There was also another, more private side to the man. He was a voracious reader steeped in the classics — Shakespeare and Oscar Wilde were his particular favourites — and he purchased only hardcover books which went into a magnificent library.

He was also an unabashed movie buff. Uncharacteristically, he maintained a meticulous record of all the films he had watched in theatres abroad. These were recorded in box-files. For instance, the file marked ‘B’ would contain films he had seen of Burton, Brando, Bond etc.,; the actual ticket he had purchased, any other literature pertaining to that film — and his own comments on the movie, in his handwriting written with an ink pen.

Anura liked living the good-life, perhaps the result of his privileged upbringing. He loved flying to foreign climes among which Los Angeles — the city of Angels — was his favourite city. He visited the Californian metropolis as many as forty times and greatly appreciated the theatre scene there, which he felt was better than in London.

He also had a penchant for good food and good wines and yet never ate vegetables or fruit. Epicurean in taste he was to the last even though his lavish habits did not cure his later physical ailments to which he eventually succumbed.

But most of all, Anura liked a good laugh. Once he had been drinking with friends at the old ramshackle walauwwa at Horagolla. He asked some of his friends to sleep the night over in the Maha Mudliyar's bed-room. As they proceeded to the room he would relate stories of the house being haunted with his long dead grandfather making visits in the middle of the night.

The room was filled with the Maha Mudliyar's imposing portrait staring at you, and his riding gear boots and all — hanging from the walls. Close to an hour after lights had been switched off, the groggy inmates would hear crackling noises and hooting sounds.

They would run out of the room with their sarongs tucked up and demand that Anura’s police guards sleep in that room with the lights on. It was later learnt that it was Anura, Parliament's Leader of the Opposition no less, who had asked his domestics to play ‘ghost’ by throwing pebbles and make howling noises from the garden at that ungodly hour !

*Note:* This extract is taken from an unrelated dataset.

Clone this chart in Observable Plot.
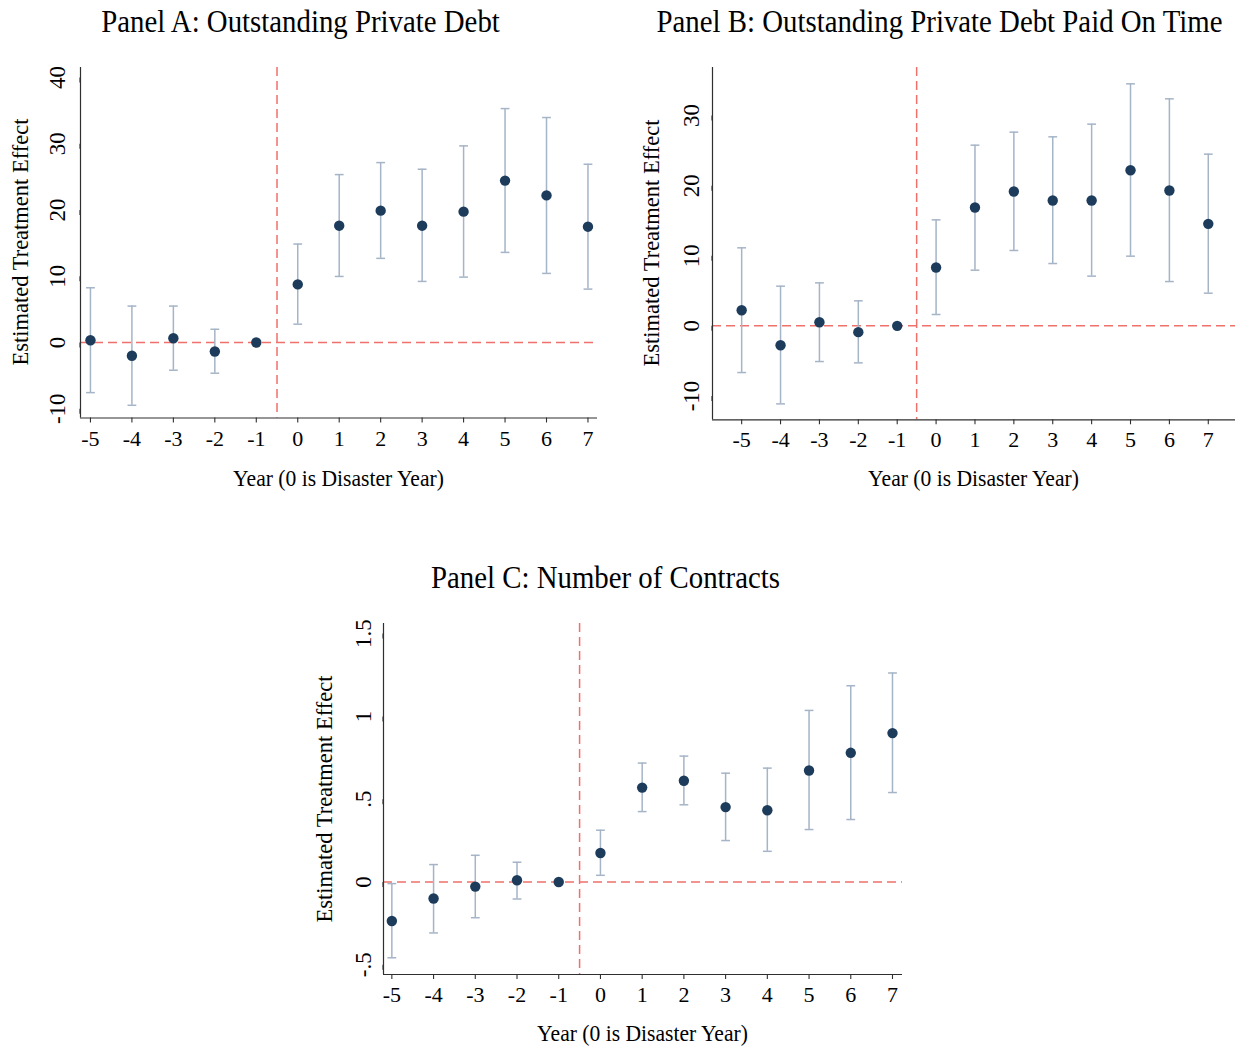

He enjoyed having people invited for friends’ parties — some of them unwelcome — and would watch from a corner how the host would handle the surprise. Among the ‘invitees’ have been foreign ambassadors and cabinet ministers. Some considered this childish but that was Anura in essence-sophisticated gentleman, yet a simple human being.

But this is also why Anura Bandaranaike’s life story is a tragedy of Shakespearean proportions on which Anura himself may have mused sometime in his life. Indeed, sulking and depressed beyond comprehension at the latter stages, he could not come to terms with the fact that a man who called him ‘Lokka’ would be his Lokka, at the helm of affairs of the nation, while he was languishing in oblivion.

That in fact was his last known lament when he said that he was “not treated properly”. The treatment he expected was from those whom he made into men, when his mother was the all-powerful Prime Minister and he had her ear. And, some of them who had slept in his garage because they had no fixed abode in Colombo, would now do nothing for him. The ingratitude was simply too much for Anura to handle.

History would eventually judge Anura Bandaranaike. Some would argue that Anura got only thus far and no more was because Sri Lanka is a robust meritocracy. That argument has some justification because Anura’s undoing was largely his own doing.But the counter argument is that Anura never stooped to conquer. Allegations of corruption were never made against him though he had some undesirables as friends. He never resorted to thuggery or violence to gain his political ends. In reflecting on Anura’s life one cannot escape the conclusion that these attributes are now not necessary prerequisites for political success in this country.

Anura may have exuded an aroma of aristocratic arrogance. But there was, lurking inside a burly frame and a gruff voice, a gentle human being. And it is perhaps fair to say that Anura’s spectacularly mediocre achievements were a result of him being that gentle human being. Had Anura had a choice in choosing his epitaph, he would probably have opted for Shakespeare’s ‘Goodnight, Sweet Prince’ from Hamlet. And it was Hamlet who asked, ‘to be or not to be, that is the question’. With Anura Priyadarshi Solomon Dias Bandaranaike, sadly, it was not to be.